Dans les rues commerçantes de Kolonaki, quartier commerçant huppé, la vie et les affaires reprennent. Les clients se disputent le trottoir avec les vitriers, à pied d’œuvre pour réparer les devantures des banques et grandes enseignes, « emblèmes du capitalisme » pour les émeutiers. Mac Donald’s et Ralph Lauren ont déjà remplacé leurs vitres brisées. Nike repeint son intérieur calciné. Ici, tous les distributeurs de billets ont été vandalisés. « Je vais perdre 30% de mon chiffre d’affaires ce mois-ci.
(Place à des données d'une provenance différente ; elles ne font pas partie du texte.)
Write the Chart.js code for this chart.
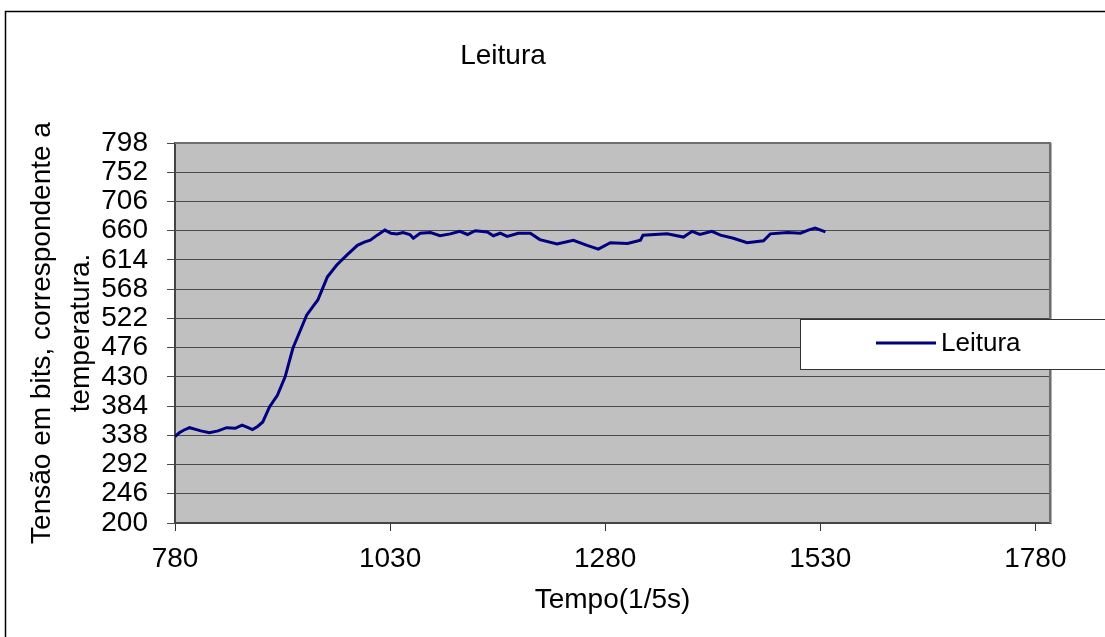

Il est temps que le calme revienne », s’impatiente une bijoutière.

Dimanche

Photo : Leïla Minano/Youpress

Photo : Leïla Minano/Youpress

21h. Mini jupe, tee-shirt décolleté, Térésa vient nous chercher devant l’université de médecine occupée depuis jeudi. Enthousiaste, l’étudiante explique: « Nous nous sommes installés dans les bureaux de la direction, c’est plus confortable ! » En haut des escaliers, une banderole indique « le quartier général des étudiants de médecine ». Nous pénétrons dans une salle enfumée aux sofas douillets. Notre arrivée fait sensation, quelques dizaines d’étudiants nous pressent de questions. « Notre mouvement, il ressemble plus aux émeutes de banlieues ou au mouvement anti-CPE ? », revient sans cesse. Térésa nous présente ses «camarades », trotskystes, anarchistes, communistes, socialistes qui discutent assis en rond sur la moquette épaisse du bureau du doyen de l’université. Térésa, s’affale sur un coquet canapé en cuir. «Les dernières mobilisations en France sont pour nous un exemple, c’est ce qui me fait tenir car je suis morte de fatigue ». Comme un écho à son affirmation, dans une salle attenante une trentaine d’étudiants regardent, absorbés, un film en français. A l’écran, Daniel Cohn-Bendit hurle dans un mégaphone. C’est un documentaire sur mai 68.